Sanksi pencabutan izin advokat terhadap Todung Mulya Lubis,Tentunya akan mempengaruhi karirnya sebagai pengacara. Izin advokat yang dikeluarkan Perhimpunan Advokat Indonesia (Peradi) itu merupakan kartu sakti bagi setiap advokat yang akan beracara di pengadilan. Namun, posisi Todung untuk beracara di Mahkamah Konstitusi (MK) masih aman dalam arti MK memang tak mengharuskan seorang advokat yang memiliki izin dari Peradi untuk menjadi kuasa hukum di ruang sidangnya.
Sanksi tersebut hanya bisa mempengaruhi karir Todung dalam beracara di Mahkamah Agung (MA) dan peradilan di bawahnya. Surat Edaran Mahkamah Agung (SEMA) 07/SEK/01/2007 mengharuskan seseorang harus mendapat lisensi dari Peradi untuk beracara di pengadilan. Mekanismenya pun, Peradi harus memberitahukan bahwa kepada MA bahwa ada izin seorang advokat yang dicabut.
Namun, Peradi sepertinya tak mau gegabah terhadap kasus ini. Surat pemberitahuan belum dikirim ke MA. Alasannya, jelas, karena upaya hukum banding dari Todung masih berjalan. Dan perkara ini pun masih akan diperiksa oleh Dewan Kehormatan Pusat.

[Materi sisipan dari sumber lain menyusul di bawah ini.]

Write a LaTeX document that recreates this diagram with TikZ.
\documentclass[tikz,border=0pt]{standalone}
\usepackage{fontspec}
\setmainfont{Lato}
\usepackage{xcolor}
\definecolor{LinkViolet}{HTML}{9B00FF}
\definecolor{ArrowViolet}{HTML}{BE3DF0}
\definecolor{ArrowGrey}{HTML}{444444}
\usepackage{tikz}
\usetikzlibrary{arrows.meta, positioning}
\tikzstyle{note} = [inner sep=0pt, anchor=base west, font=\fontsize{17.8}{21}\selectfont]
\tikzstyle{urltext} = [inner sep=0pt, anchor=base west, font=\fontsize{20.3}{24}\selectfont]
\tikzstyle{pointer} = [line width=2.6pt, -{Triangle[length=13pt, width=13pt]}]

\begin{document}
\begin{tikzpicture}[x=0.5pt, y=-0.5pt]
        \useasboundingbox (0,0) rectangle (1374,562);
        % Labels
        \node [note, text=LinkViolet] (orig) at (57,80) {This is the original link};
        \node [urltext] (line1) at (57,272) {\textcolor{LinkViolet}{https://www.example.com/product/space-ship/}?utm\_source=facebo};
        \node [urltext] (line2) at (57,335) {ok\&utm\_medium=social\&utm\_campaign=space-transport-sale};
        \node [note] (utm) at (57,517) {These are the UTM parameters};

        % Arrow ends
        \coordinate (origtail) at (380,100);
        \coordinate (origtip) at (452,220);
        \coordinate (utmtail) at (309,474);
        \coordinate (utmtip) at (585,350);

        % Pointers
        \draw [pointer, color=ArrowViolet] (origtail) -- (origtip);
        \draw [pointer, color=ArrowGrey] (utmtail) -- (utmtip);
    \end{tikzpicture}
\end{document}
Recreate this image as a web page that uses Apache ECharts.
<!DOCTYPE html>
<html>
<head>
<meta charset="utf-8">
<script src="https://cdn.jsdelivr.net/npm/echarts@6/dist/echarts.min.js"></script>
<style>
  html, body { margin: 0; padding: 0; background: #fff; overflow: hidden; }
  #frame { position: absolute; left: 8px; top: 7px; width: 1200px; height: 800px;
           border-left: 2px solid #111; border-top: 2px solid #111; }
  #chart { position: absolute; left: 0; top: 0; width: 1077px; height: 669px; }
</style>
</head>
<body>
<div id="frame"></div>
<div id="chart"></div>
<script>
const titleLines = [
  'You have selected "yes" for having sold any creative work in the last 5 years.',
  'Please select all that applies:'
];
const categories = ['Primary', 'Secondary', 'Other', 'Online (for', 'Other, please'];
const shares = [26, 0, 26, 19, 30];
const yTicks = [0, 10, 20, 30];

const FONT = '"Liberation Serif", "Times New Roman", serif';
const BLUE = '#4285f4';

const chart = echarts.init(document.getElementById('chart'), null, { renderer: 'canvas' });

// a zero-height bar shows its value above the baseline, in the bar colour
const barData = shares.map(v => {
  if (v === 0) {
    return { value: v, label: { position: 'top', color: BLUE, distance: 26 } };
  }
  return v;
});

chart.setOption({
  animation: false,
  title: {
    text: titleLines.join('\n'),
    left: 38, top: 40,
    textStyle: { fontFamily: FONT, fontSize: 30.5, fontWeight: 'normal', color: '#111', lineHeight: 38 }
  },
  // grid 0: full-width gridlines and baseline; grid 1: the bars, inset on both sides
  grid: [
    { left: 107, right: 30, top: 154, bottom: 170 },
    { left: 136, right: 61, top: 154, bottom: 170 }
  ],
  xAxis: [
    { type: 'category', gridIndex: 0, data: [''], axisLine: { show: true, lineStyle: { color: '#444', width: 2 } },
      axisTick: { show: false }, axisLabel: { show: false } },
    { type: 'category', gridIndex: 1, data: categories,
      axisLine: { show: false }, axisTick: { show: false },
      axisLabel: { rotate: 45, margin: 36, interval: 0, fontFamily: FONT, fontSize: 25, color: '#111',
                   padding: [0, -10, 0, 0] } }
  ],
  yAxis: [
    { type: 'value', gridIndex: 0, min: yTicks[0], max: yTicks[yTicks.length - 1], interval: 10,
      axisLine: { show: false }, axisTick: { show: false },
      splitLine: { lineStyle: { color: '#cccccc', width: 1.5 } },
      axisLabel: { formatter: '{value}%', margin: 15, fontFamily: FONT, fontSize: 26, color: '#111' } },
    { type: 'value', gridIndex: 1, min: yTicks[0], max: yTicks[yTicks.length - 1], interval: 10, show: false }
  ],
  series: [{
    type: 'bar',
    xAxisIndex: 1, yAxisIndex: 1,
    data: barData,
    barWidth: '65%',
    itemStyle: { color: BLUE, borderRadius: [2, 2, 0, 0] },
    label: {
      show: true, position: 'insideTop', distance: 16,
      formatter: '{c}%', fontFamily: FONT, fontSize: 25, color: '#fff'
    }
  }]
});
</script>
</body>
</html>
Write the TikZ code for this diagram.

“Sesuai ketentuan, apabila ada hukuman pemberhentian sementara atau permanen, Peradi akan memberitahukan ke pengadilan melalui MA,” Jelas Ketua DPN Peradi Otto Hasibuan di Jakarta, Kamis (22/5). Dengan catatan, putusan pemberhentian tersebut sudah mempunyai kekuatan hukum tetap. Ia pun menunjuk Keputusan Dewan Kehormatan Pusat Perhimpunan Advokat Nomor 3 Tahun 2007 tentang Petunjuk Pelaksanaan Penanganan Perkara Pengadu.
Bab IV tentang Pemeriksaan Perkara Banding: Angka 11 menyatakan “Apabila teradu dihukum dengan pemberhentian tetap dari profesi Advokat, maka Dewan Kehormatan Pusat meminta kepada Dewan Pimpinan Nasional Peradi untuk memberhentikan secara tetap yang bersangkutan dan membuat laporan kepada Mahkamah Agung.”
MA pun hanya bersifat pasif terhadap persoalan ini. Sedangkan surat pemberitahuan sanksi pencabutan izin advokat Todung belum diterima. Pemberitahuan sangat penting, karena menurutnya hal ini berkaitan erat dengan pengadilan.
Namun, masalah ini terpulang kepada kode etik advokat yang disusun Peradi. Mengenai konflik kepentingan yang dialami Todung.